India has expressed satisfaction over the increase in the Maldives’ foreign currency reserves, crediting it in part to the currency swap facility extended by India to overcome the Maldives’ foreign exchange crisis.
The currency swap facility was provided by India in October last year.
On the Maldives maintaining its CC credit rating on global credit rating firm, Fitch Ratings, the Indian High Commission in the Maldives, in a post published on social media platform X, said India is pleased that the foreign exchange reserves increase in the Maldives was driven by a USD 400 million drawdown under a currency swap agreement between the central bank, Maldives Monetary Authority, and Reserve Bank of India (RBI). The swap alleviated imminent external liquidity strains as noted by Fitch credit rating for the Maldives, the High Commission said.

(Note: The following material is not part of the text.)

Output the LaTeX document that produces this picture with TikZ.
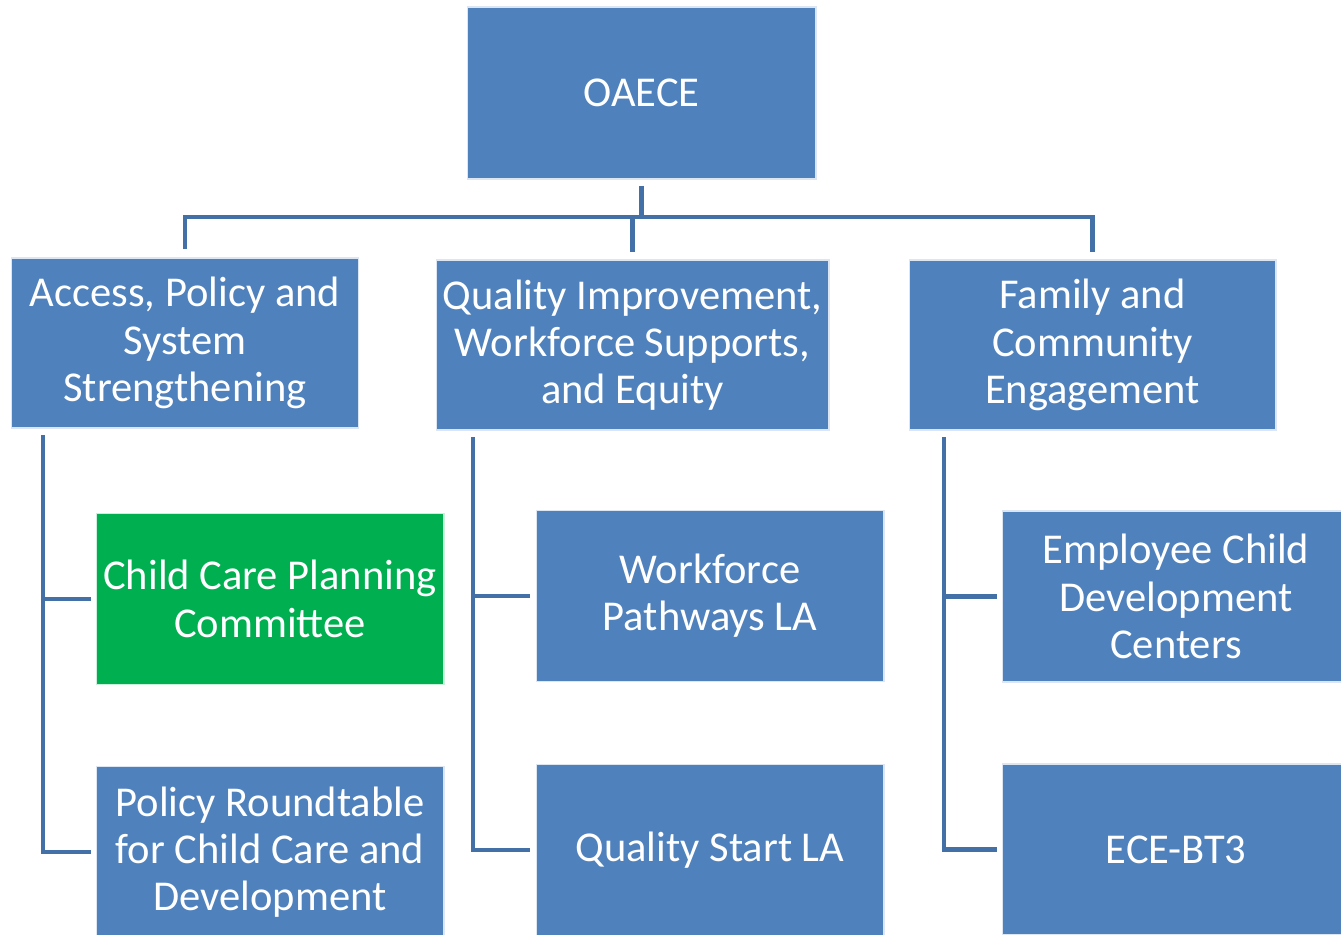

The Ministry of Finance and Planning released a statement following Fitch's rating, pointing out that tourist arrivals to the Maldives have increased by 9.4 percent so far this year compared to 2024. This has boosted Fitch's GDP growth forecast of 4.8 percent for 2025, the Ministry noted. With the opening of the new terminal at Velana International Airport (VIA), the government expects GDP growth to reach 6.0 percent in 2026, the Ministry said.
Fitch’s rating action reflected an increase in foreign exchange reserves as a result of the mandatory foreign exchange laws implemented by the government. As a result of these fiscal reforms, the government's official reserves reached USD 856.3 million as of April 2025. The Finance Ministry said the government is optimistic on increasing the reserves during the medium-term.